If drawn from Group A of mean IQ 110, then 25.24% are above that level. Big margin of safety. The person’s score is very unlikely to be a fluke, so he is safe to hire, and 4 times safer than a Group B hire.
If drawn from Group B of mean IQ 100 then 9.12% of the group above that level. Fluke unlikely, so pretty safe. 9 times safer than a Group C person.
If drawn from Group C of mean IQ 85 then only 1% of that group above that level. Risky. Not much margin of safety.
Incidentally, if the standard deviation for Group C is not 15 but 13, then there will be only 0.35% above the IQ 120 cut-off and it will be 25 times safer to pick someone of IQ 120 from Group B.
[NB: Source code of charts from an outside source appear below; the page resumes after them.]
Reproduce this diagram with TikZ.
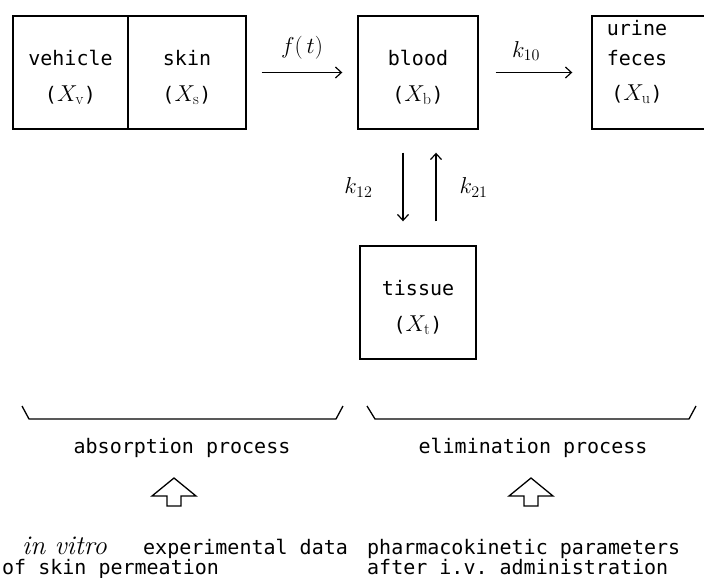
\RequirePackage{fix-cm}
\documentclass[tikz,border=0pt]{standalone}
\usepackage{fontspec}
\setmonofont{DejaVu Sans Mono}
\usetikzlibrary{arrows.meta}
\newcommand{\amount}[1]{({\fontsize{23}{24}\selectfont$X_\mathrm{#1}$})}
\newcommand{\toppad}{\rule{0pt}{25pt}}

\begin{document}
\begin{tikzpicture}[x=1pt, y=-1pt,
    box/.style={draw, line width=1.4pt, inner sep=0pt, align=center,
      font=\fontsize{20}{24}\ttfamily},
    txt/.style={inner sep=0pt, font=\fontsize{20}{24}\ttfamily},
    rate/.style={inner sep=0pt, font=\fontsize{23}{24}\selectfont}]
  \useasboundingbox (0,0) rectangle (704,578);
  \node[box, minimum width=115pt, minimum height=113pt] (vehicle) at (70.5,72.5) {\toppad vehicle\\[12pt]\amount{v}};
  \node[box, minimum width=118pt, minimum height=113pt] (skin) at (187,72.5) {\toppad skin\\[12pt]\amount{s}};
  \node[box, minimum width=120pt, minimum height=113pt] (blood) at (418,72.5) {\toppad blood\\[12pt]\amount{b}};
  \node[box, minimum width=120pt, minimum height=113pt] (urine) at (652,72.5) {};
  \node[txt, align=center, anchor=base] (urinetext) at (637,100.5) {urine\\[6pt]feces\\[11pt]\amount{u}};
  \node[box, minimum width=116pt, minimum height=113pt] (tissue) at (418,302.5) {\toppad tissue\\[12pt]\amount{t}};
  \begin{scope}[line width=1.2pt, -{Straight Barb[length=6pt,width=11pt]}]
    \draw[shorten <=15pt, shorten >=15pt] (skin) -- node[rate, above=13pt] {$f(\,t)$} (blood);
    \draw[shorten <=17pt, shorten >=19pt] (blood) -- node[rate, above=11pt, xshift=-9pt] {$k_{10}$} (urine);
    \draw[shorten <=23pt, shorten >=24pt] ([xshift=-15pt]blood.south) -- node[rate, left=30pt] {$k_{12}$} ([xshift=-15pt]tissue.north);
    \draw[shorten <=24pt, shorten >=23pt] ([xshift=18pt]tissue.north) -- node[rate, right=23pt] {$k_{21}$} ([xshift=18pt]blood.south);
  \end{scope}
  % braces
  \draw[line width=1.3pt] (22,406) -- (29,419) -- (336,419) -- (343,406);
  \draw[line width=1.3pt] (367,406) -- (375,419) -- (689,419) -- (696,406);
  \node[txt, anchor=base] (absorption) at (182,453.5) {absorption process};
  \node[txt, anchor=base] (elimination) at (533,453.5) {elimination process};
  \foreach \x in {174,531}
    \draw[line width=1.3pt] (\x,478) -- ++(22,18) -- ++(-15,0) -- ++(0,10)
      -- ++(-14,0) -- ++(0,-10) -- ++(-15,0) -- cycle;
  \node[txt, anchor=base west, align=left] (invitro) at (2,574)
    {\hspace*{20pt}\makebox[121pt][l]{\rmfamily\itshape\fontsize{27}{24}\selectfont in vitro}experimental data\\[-4pt]of skin permeation};
  \node[txt, anchor=base west, align=left] (pkparams) at (367,574)
    {pharmacokinetic parameters\\[-4pt]after i.v. administration};
\end{tikzpicture}
\end{document}
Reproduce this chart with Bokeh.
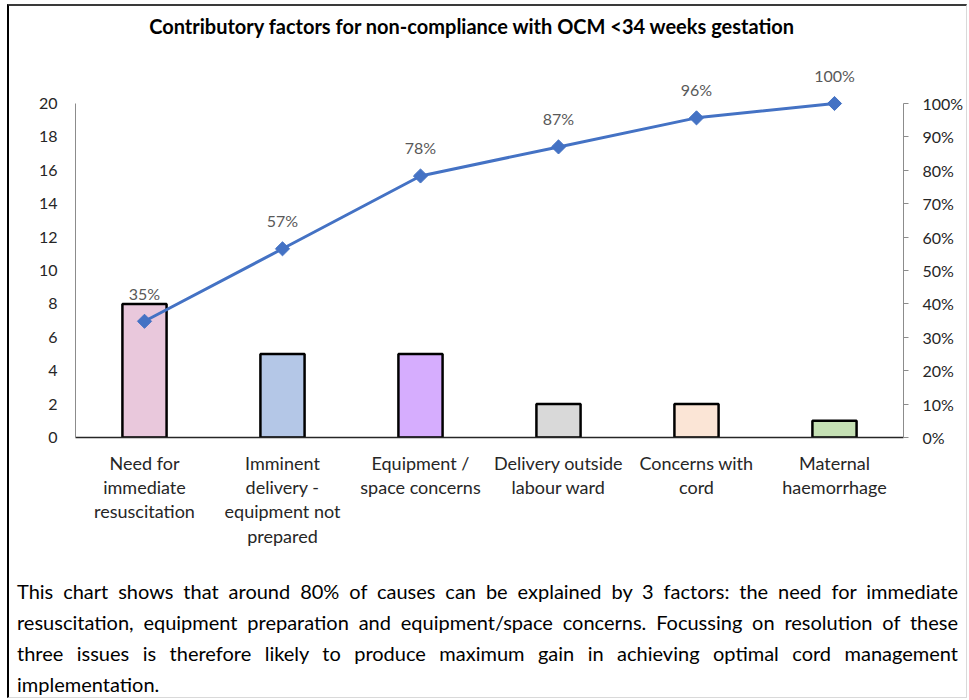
import math
from bokeh.plotting import figure
from bokeh.models import (Range1d, LinearAxis, FixedTicker, NumeralTickFormatter,
                          ColumnDataSource, LabelSet, Label, Div)
from bokeh.layouts import column
from bokeh.core.properties import value
from bokeh.embed import file_html
from bokeh.resources import INLINE

# ---- data ----
title_text = "Contributory factors for non-compliance with OCM <34 weeks gestation"
categories = ["Need for immediate resuscitation",
              "Imminent delivery - equipment not prepared",
              "Equipment / space concerns",
              "Delivery outside labour ward",
              "Concerns with cord",
              "Maternal haemorrhage"]
tick_labels = ["Need for\nimmediate\nresuscitation",
               "Imminent\ndelivery -\nequipment not\nprepared",
               "Equipment /\nspace concerns",
               "Delivery outside\nlabour ward",
               "Concerns with\ncord",
               "Maternal\nhaemorrhage"]
counts = [8, 5, 5, 2, 2, 1]
cumulative = [0.348, 0.565, 0.783, 0.870, 0.957, 1.000]
cum_labels = ["35%", "57%", "78%", "87%", "96%", "100%"]
bar_colors = ["#E9C8DC", "#B4C7E7", "#D6ADFE", "#D9D9D9", "#FBE5D6", "#C5E0B4"]
left_ticks = [0, 2, 4, 6, 8, 10, 12, 14, 16, 18, 20]
right_ticks = [0, 0.1, 0.2, 0.3, 0.4, 0.5, 0.6, 0.7, 0.8, 0.9, 1.0]
paragraph_lines = [
    "This chart shows that around 80% of causes can be explained by 3 factors: the need for immediate",
    "resuscitation, equipment preparation and equipment/space concerns. Focussing on resolution of these",
    "three issues is therefore likely to produce maximum gain in achieving optimal cord management",
    "implementation.",
]

FONT = "Lato"

# ---- layout constants (pixels) ----
FRAME_W = 828
AXIS_H = 334            # height of the 0..20 axis span
HEADROOM = 93           # extra frame space above the axes for title and labels
FRAME_H = AXIS_H + HEADROOM
Y_MAX = 20
Y_TOP = Y_MAX * FRAME_H / AXIS_H
P_TOP = 1.0 * FRAME_H / AXIS_H

xs = [i + 0.5 for i in range(len(categories))]

p = figure(width=957, height=547, x_range=Range1d(0, len(categories)), y_range=Range1d(0, Y_TOP),
           output_backend="svg", toolbar_location=None,
           min_border_left=66, min_border_right=957 - 66 - FRAME_W, min_border_top=4,
           min_border_bottom=547 - 4 - FRAME_H)
p.outline_line_color = None
p.xgrid.visible = False
p.ygrid.visible = False
p.background_fill_color = "white"
p.border_fill_color = "white"

# left axis
yax = p.yaxis[0]
yax.ticker = FixedTicker(ticks=left_ticks)
yax.bounds = (0, Y_MAX)
yax.major_tick_out = 0
yax.major_tick_in = 0
yax.minor_tick_out = 0
yax.minor_tick_in = 0
yax.axis_line_color = "#8C8C8C"
yax.major_label_standoff = 18
yax.major_label_text_font = FONT
yax.major_label_text_font_size = "16px"
yax.major_label_text_color = "#262626"

# x axis
xax = p.xaxis[0]
xax.ticker = FixedTicker(ticks=xs)
xax.major_label_overrides = {x: t for x, t in zip(xs, tick_labels)}
xax.major_tick_out = 0
xax.major_tick_in = 0
xax.minor_tick_out = 0
xax.minor_tick_in = 0
xax.axis_line_color = "#262626"
xax.axis_line_width = 1.5
xax.major_label_standoff = 14
xax.major_label_text_font = FONT
xax.major_label_text_font_size = "18px"
xax.major_label_text_color = "#262626"
xax.major_label_text_line_height = 1.11

# right axis
p.extra_y_ranges = {"pct": Range1d(0, P_TOP)}
rax = LinearAxis(y_range_name="pct", ticker=FixedTicker(ticks=right_ticks),
                 formatter=NumeralTickFormatter(format="0%"))
rax.bounds = (0, 1)
rax.major_tick_out = 5
rax.major_tick_in = 0
rax.minor_tick_out = 0
rax.minor_tick_in = 0
rax.axis_line_color = "#8C8C8C"
rax.major_tick_line_color = "#8C8C8C"
rax.major_label_standoff = 14
rax.major_label_text_font = FONT
rax.major_label_text_font_size = "16px"
rax.major_label_text_color = "#262626"
p.add_layout(rax, "right")

# bars
p.vbar(x=xs, top=counts, width=0.32, fill_color=bar_colors, line_color="black", line_width=2.5)

# pareto line
p.line(xs, cumulative, y_range_name="pct", line_color="#4472C4", line_width=3)
p.scatter(xs, cumulative, y_range_name="pct", marker="square", angle=math.pi / 4, size=10,
          fill_color="#4472C4", line_color="#4472C4")

src = ColumnDataSource(dict(x=xs, y=cumulative, t=cum_labels))
p.add_layout(LabelSet(x="x", y="y", text="t", source=src, y_range_name="pct", y_offset=28,
                      text_align="center", text_baseline="middle", text_font=value(FONT),
                      text_font_size="16px", text_color="#595959"))

# title (placed in the headroom above the axes)
p.add_layout(Label(x=(472 - 75) / 138, y=Y_MAX * (437 - 25) / AXIS_H, text=title_text,
                   text_align="center", text_baseline="middle", text_font=FONT,
                   text_font_style="bold", text_font_size="20px", text_color="black"))

line_divs = []
for i, ln in enumerate(paragraph_lines):
    last = i == len(paragraph_lines) - 1
    align = "text-align:left;" if last else "text-align:justify;text-align-last:justify;"
    line_divs.append(f'<div style="{align}width:941px;height:31px;line-height:31px;">{ln}</div>')
html = ('<div style="box-sizing:content-box;width:941px;padding:23px 0 0 8px;margin:0;'
        'font-family:Lato;font-size:20px;color:black;">' + "".join(line_divs) + "</div>")
div = Div(text=html, width=957, height=144, margin=0, styles={"overflow": "hidden"})

layout = column(p, div, styles={"margin-left": "7px", "margin-top": "4px",
                                "border-left": "2px solid black", "border-top": "2px solid #3a3a3a",
                                "border-right": "1px solid #d9d9d9", "border-bottom": "1px solid #d9d9d9",
                                "background": "white"})

open("out.html", "w").write(file_html(layout, INLINE))
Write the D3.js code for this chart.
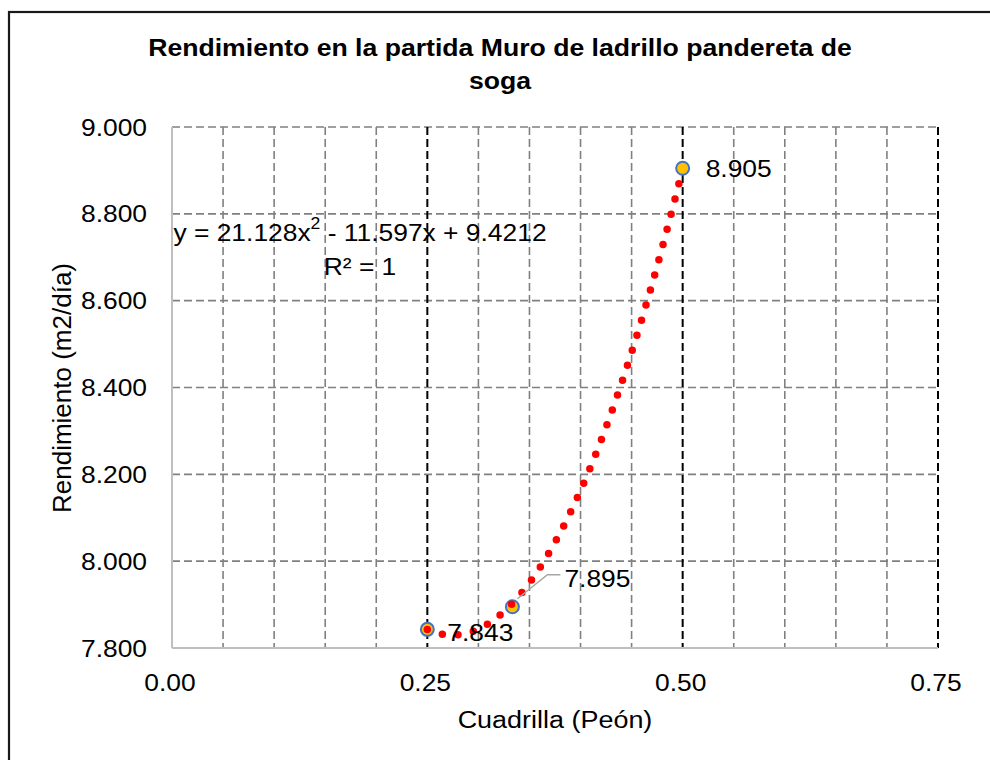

A final observation is that the old standby, identical CVs with different names attached, seems to confirm biases which account for different outcomes in occupational success. On closer examination, that technique adopts the null hypothesis that different racial groups are the same in ability and employment potential, but employer prejudice blights their prospects. Employers already know that groups differ, but aren’t allowed to make use of that fact, which would considerably simplify their hiring processes. In fact, in some cases recruiters are in favour of affirmative action, so their preference for that approach is thwarted by anonymous applications. On further examination, granting anonymity to actual job applications reveals that the real crunch often comes at interview.
Fascinating, that a technique intended to detect bias in others reveals an unconscious bias in the researchers, in the form of a persistent blank-slatism. Whatever the actual results, these researchers keep wanting to assume that there are no group differences.
There should be a compulsory course for all researchers, to warn them about the dangers of this egregious bias bias.